From the entries below, print exactly the span beginning with the line holding "Clone this chart" and ending with the line holding "import * as", endpoints included, and skip any pictures.

================

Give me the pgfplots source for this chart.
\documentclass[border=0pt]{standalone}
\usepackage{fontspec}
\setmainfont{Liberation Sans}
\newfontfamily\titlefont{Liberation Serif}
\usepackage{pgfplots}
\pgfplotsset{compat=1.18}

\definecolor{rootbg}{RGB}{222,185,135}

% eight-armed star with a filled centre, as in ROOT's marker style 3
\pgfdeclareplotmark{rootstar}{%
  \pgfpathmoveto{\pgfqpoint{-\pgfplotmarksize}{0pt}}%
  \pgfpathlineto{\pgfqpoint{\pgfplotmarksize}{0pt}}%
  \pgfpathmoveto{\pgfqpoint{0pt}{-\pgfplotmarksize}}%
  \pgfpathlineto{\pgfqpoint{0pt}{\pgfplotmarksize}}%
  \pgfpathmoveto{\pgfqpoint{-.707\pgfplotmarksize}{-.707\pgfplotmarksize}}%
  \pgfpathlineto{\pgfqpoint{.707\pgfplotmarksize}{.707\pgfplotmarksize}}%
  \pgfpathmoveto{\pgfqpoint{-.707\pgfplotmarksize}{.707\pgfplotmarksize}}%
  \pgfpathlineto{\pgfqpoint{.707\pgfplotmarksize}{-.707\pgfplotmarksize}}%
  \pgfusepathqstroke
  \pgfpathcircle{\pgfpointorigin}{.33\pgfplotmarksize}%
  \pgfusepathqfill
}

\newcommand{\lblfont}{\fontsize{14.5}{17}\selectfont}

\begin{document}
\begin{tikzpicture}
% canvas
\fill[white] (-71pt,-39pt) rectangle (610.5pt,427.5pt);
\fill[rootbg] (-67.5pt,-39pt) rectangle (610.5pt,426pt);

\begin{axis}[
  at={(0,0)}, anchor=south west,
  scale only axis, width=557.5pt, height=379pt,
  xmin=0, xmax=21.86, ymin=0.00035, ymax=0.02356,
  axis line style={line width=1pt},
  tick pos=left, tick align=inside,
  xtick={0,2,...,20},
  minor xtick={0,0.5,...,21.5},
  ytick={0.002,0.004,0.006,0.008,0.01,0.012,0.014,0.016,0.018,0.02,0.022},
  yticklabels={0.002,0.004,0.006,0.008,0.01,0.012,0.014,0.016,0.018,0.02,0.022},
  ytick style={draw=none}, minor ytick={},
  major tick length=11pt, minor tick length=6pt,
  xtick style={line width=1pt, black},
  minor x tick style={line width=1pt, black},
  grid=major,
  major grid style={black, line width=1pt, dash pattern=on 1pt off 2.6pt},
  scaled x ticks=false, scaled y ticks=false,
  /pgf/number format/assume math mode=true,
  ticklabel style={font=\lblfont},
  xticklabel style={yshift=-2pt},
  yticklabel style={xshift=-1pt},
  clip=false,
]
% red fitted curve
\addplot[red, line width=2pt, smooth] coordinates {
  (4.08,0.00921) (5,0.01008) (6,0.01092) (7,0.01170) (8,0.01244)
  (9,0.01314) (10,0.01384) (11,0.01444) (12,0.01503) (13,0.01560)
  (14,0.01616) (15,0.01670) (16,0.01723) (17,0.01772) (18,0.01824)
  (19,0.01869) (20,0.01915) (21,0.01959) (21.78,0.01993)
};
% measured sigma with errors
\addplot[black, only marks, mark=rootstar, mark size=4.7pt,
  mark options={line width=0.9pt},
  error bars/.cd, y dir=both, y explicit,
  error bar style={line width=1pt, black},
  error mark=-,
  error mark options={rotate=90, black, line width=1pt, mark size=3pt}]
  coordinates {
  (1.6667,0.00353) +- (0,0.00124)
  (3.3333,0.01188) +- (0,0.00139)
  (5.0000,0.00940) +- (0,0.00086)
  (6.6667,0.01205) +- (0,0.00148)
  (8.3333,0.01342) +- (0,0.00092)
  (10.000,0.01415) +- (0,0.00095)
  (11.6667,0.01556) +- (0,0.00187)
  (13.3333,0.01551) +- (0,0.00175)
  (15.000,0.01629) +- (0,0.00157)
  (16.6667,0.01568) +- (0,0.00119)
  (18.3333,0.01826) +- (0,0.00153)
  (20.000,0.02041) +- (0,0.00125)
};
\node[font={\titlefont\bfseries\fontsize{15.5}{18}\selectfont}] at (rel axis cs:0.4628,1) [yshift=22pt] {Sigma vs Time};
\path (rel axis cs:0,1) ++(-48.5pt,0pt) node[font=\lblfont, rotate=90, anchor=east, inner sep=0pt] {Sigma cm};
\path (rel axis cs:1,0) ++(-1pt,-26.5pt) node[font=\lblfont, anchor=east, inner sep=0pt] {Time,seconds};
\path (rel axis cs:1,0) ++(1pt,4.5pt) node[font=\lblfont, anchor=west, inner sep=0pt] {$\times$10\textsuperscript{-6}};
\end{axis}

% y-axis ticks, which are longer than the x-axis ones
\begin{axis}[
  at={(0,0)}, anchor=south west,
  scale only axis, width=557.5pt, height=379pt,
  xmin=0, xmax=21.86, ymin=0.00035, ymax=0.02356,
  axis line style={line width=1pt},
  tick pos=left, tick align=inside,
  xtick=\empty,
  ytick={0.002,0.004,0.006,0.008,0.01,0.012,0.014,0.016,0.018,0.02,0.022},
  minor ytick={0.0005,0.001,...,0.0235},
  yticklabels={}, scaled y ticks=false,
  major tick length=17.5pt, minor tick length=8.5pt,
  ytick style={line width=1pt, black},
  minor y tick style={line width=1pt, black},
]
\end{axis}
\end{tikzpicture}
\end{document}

================

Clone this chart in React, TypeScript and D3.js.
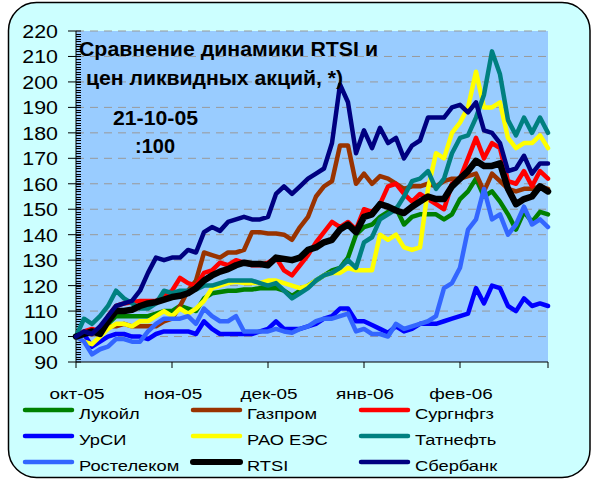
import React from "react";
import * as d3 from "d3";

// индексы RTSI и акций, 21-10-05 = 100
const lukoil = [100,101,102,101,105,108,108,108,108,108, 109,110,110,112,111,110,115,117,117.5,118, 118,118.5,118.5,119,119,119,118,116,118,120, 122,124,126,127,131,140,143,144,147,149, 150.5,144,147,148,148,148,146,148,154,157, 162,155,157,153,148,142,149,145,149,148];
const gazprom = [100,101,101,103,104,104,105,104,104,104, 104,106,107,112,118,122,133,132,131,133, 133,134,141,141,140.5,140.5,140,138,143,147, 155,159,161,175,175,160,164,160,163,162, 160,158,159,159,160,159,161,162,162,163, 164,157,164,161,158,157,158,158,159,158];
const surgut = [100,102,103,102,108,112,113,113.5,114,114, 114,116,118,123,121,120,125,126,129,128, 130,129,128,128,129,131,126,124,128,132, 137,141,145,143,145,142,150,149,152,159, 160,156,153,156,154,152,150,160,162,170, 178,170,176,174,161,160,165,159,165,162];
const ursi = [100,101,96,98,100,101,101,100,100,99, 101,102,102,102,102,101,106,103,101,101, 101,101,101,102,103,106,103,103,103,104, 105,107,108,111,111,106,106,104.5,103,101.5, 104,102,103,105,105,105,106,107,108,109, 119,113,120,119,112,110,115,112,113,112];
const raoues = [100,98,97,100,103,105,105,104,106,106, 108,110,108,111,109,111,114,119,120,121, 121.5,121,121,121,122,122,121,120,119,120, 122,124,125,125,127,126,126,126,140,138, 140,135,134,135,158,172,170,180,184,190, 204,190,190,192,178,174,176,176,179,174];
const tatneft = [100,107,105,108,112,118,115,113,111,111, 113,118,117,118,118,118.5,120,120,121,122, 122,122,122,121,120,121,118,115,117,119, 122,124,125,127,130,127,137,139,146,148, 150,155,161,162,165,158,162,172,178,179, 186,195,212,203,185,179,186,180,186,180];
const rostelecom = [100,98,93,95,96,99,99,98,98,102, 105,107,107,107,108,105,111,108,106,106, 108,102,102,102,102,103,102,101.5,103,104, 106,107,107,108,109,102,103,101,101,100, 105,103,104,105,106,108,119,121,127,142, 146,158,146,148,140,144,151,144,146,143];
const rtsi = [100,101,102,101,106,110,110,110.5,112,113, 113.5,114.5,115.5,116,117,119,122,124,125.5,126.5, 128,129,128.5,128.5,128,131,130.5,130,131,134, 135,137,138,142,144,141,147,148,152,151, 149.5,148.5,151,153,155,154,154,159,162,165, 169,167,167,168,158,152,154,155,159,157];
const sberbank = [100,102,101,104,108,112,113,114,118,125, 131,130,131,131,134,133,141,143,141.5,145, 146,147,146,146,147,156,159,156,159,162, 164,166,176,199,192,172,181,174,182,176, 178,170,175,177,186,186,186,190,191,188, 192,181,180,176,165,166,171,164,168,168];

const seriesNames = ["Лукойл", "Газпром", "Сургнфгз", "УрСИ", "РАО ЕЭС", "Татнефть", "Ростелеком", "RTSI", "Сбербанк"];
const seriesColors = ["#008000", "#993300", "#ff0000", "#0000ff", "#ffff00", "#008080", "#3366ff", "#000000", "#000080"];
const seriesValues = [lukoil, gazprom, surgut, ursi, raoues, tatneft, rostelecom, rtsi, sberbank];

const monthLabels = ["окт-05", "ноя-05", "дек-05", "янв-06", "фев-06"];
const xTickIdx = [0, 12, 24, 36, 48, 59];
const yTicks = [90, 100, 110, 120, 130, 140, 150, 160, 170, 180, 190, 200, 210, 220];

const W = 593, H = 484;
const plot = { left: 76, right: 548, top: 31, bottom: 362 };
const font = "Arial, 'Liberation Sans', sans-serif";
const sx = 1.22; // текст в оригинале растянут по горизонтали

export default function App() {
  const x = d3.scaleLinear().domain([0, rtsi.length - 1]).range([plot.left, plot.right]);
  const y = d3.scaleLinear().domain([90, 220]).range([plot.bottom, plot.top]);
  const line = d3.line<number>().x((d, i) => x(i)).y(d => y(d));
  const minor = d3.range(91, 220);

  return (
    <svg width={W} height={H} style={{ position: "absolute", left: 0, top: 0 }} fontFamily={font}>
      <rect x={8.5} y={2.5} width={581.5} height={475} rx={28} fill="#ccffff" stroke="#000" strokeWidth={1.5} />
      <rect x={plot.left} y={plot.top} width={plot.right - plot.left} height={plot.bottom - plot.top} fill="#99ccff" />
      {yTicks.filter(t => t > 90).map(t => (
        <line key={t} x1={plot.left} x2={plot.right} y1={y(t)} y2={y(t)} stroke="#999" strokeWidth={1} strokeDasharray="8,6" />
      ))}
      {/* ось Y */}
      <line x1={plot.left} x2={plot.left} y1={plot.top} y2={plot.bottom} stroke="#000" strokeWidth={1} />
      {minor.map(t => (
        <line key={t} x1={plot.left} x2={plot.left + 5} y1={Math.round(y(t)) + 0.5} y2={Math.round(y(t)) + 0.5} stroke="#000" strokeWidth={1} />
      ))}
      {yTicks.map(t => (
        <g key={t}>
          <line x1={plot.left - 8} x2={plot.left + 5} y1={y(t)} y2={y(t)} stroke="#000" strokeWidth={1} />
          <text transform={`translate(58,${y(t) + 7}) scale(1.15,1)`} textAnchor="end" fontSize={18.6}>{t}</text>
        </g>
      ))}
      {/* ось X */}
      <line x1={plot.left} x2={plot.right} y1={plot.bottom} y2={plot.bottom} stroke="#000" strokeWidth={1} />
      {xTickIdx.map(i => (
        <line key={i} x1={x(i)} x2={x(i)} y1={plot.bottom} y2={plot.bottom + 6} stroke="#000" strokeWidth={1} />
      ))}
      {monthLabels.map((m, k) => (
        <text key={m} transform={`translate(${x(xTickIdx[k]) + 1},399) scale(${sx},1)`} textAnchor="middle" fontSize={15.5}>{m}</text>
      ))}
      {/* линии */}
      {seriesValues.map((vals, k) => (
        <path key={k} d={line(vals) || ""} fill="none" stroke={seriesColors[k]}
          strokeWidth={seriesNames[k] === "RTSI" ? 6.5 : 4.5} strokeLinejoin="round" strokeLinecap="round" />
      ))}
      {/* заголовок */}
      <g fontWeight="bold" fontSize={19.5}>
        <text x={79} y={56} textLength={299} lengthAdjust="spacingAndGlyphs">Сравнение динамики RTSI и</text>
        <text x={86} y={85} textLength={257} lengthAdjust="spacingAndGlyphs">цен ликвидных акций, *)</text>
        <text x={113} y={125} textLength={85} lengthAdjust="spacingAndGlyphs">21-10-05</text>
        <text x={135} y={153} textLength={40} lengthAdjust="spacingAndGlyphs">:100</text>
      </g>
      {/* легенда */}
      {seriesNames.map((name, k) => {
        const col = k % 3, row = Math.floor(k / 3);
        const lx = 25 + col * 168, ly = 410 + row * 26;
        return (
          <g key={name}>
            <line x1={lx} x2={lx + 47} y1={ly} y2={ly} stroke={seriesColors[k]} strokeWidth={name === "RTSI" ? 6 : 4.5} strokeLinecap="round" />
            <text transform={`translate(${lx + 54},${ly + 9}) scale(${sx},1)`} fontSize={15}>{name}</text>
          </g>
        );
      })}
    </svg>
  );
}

================

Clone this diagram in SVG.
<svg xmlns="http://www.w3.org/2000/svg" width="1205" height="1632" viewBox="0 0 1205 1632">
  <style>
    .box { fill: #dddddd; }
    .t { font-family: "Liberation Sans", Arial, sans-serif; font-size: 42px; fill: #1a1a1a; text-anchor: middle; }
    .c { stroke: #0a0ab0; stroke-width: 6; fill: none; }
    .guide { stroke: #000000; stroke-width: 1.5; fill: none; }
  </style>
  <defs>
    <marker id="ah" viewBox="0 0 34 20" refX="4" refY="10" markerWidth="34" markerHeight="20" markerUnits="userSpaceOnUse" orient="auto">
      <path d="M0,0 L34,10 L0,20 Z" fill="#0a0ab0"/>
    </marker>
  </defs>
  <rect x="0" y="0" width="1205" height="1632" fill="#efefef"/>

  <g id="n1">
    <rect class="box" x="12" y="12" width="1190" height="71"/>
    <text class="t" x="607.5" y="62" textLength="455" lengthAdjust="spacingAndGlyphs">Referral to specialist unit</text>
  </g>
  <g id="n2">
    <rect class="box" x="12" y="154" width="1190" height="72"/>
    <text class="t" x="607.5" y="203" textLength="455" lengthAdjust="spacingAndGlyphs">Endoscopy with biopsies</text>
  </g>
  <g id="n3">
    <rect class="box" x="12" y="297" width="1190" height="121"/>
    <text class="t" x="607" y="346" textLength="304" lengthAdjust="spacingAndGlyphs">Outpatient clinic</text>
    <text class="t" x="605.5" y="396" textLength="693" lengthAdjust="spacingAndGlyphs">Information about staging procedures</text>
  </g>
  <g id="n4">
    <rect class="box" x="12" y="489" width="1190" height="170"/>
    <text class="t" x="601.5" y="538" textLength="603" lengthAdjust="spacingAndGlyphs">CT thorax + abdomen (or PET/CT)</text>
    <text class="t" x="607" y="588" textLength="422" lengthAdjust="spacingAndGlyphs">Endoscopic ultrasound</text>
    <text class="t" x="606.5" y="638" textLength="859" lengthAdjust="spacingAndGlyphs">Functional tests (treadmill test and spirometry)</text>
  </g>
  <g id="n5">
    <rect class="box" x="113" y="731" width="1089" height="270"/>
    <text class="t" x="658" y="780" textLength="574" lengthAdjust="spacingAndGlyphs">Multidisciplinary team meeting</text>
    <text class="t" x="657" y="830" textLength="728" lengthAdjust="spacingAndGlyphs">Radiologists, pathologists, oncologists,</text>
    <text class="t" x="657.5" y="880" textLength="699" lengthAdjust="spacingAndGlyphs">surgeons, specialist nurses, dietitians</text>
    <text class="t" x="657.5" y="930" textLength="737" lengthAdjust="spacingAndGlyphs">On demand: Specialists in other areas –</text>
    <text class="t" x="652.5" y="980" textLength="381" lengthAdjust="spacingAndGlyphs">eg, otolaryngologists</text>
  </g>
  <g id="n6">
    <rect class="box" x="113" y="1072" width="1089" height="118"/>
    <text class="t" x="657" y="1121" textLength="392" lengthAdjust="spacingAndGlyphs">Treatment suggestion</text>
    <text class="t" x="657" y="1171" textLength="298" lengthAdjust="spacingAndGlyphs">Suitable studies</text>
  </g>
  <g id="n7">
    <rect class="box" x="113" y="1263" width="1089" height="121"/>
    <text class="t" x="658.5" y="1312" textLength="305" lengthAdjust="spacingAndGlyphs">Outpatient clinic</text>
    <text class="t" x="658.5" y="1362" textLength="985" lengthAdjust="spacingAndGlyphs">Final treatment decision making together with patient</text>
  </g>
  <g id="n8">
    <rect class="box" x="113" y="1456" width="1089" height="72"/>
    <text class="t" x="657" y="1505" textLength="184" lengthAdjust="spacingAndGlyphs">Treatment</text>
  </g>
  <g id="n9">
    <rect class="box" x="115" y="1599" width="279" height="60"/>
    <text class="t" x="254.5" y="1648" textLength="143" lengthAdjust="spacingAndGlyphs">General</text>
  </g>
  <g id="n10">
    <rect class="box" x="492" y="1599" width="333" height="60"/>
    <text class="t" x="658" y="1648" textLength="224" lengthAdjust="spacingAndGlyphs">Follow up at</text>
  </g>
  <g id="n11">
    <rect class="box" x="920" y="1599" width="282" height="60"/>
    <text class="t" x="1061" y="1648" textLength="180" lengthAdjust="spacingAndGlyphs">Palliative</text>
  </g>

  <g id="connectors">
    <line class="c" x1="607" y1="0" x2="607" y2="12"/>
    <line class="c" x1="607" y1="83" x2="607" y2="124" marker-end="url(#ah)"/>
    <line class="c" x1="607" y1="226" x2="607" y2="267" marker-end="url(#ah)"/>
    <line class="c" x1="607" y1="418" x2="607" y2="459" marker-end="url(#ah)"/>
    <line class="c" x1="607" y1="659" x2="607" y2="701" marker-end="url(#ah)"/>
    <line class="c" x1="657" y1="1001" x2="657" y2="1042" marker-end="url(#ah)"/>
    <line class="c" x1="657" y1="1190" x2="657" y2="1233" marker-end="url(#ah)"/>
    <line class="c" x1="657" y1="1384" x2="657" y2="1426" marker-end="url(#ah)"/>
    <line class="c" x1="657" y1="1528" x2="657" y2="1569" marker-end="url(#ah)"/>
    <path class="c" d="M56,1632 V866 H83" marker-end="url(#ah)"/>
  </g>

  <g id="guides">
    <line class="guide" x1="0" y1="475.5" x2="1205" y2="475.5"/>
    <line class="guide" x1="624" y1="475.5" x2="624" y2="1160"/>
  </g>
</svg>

================

» Task output:
Clone this chart in React, TypeScript and D3.js.
import React from "react";
import * as d3 from "d3";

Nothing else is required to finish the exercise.